* Problem statement: Write out each line word for word. Drop pictures.

## Start

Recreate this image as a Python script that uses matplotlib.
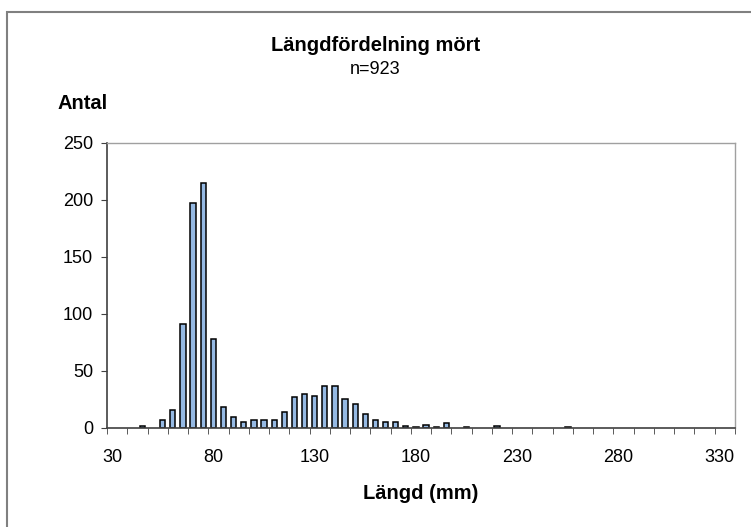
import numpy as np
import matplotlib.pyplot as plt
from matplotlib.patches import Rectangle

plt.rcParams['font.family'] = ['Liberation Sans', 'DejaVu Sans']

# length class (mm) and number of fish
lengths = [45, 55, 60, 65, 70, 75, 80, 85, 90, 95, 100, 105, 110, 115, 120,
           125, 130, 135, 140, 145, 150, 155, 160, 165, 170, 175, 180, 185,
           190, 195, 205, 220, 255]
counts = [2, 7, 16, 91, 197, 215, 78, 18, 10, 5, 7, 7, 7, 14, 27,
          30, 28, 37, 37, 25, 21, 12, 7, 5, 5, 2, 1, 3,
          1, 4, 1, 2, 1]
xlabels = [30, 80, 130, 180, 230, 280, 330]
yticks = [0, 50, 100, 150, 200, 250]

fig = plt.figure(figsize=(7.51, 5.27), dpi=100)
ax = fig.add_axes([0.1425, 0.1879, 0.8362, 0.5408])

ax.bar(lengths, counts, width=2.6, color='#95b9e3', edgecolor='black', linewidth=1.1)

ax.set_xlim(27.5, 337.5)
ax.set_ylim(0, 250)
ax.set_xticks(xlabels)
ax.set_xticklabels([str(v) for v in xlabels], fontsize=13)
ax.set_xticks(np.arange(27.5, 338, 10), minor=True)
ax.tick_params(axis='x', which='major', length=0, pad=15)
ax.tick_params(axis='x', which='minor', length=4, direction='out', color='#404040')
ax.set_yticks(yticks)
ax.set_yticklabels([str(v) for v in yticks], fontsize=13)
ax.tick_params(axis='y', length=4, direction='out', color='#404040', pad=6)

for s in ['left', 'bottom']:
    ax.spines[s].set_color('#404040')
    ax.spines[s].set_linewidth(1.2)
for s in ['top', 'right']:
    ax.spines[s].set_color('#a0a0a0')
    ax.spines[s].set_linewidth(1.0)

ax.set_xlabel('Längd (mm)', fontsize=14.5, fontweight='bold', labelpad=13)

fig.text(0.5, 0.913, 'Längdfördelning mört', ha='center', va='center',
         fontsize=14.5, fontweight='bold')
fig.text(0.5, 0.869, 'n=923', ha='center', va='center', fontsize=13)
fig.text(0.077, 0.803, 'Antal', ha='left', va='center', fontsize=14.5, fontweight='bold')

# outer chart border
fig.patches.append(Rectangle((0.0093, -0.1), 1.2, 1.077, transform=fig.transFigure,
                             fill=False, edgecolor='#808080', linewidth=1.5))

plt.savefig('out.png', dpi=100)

## End

* Response below:
Recreate this image as a Python script that uses matplotlib.
import numpy as np
import matplotlib.pyplot as plt
from matplotlib.patches import Rectangle

plt.rcParams['font.family'] = ['Liberation Sans', 'DejaVu Sans']

# length class (mm) and number of fish
lengths = [45, 55, 60, 65, 70, 75, 80, 85, 90, 95, 100, 105, 110, 115, 120,
           125, 130, 135, 140, 145, 150, 155, 160, 165, 170, 175, 180, 185,
           190, 195, 205, 220, 255]
counts = [2, 7, 16, 91, 197, 215, 78, 18, 10, 5, 7, 7, 7, 14, 27,
          30, 28, 37, 37, 25, 21, 12, 7, 5, 5, 2, 1, 3,
          1, 4, 1, 2, 1]
xlabels = [30, 80, 130, 180, 230, 280, 330]
yticks = [0, 50, 100, 150, 200, 250]

fig = plt.figure(figsize=(7.51, 5.27), dpi=100)
ax = fig.add_axes([0.1425, 0.1879, 0.8362, 0.5408])

ax.bar(lengths, counts, width=2.6, color='#95b9e3', edgecolor='black', linewidth=1.1)

ax.set_xlim(27.5, 337.5)
ax.set_ylim(0, 250)
ax.set_xticks(xlabels)
ax.set_xticklabels([str(v) for v in xlabels], fontsize=13)
ax.set_xticks(np.arange(27.5, 338, 10), minor=True)
ax.tick_params(axis='x', which='major', length=0, pad=15)
ax.tick_params(axis='x', which='minor', length=4, direction='out', color='#404040')
ax.set_yticks(yticks)
ax.set_yticklabels([str(v) for v in yticks], fontsize=13)
ax.tick_params(axis='y', length=4, direction='out', color='#404040', pad=6)

for s in ['left', 'bottom']:
    ax.spines[s].set_color('#404040')
    ax.spines[s].set_linewidth(1.2)
for s in ['top', 'right']:
    ax.spines[s].set_color('#a0a0a0')
    ax.spines[s].set_linewidth(1.0)

ax.set_xlabel('Längd (mm)', fontsize=14.5, fontweight='bold', labelpad=13)

fig.text(0.5, 0.913, 'Längdfördelning mört', ha='center', va='center',
         fontsize=14.5, fontweight='bold')
fig.text(0.5, 0.869, 'n=923', ha='center', va='center', fontsize=13)
fig.text(0.077, 0.803, 'Antal', ha='left', va='center', fontsize=14.5, fontweight='bold')

# outer chart border
fig.patches.append(Rectangle((0.0093, -0.1), 1.2, 1.077, transform=fig.transFigure,
                             fill=False, edgecolor='#808080', linewidth=1.5))

plt.savefig('out.png', dpi=100)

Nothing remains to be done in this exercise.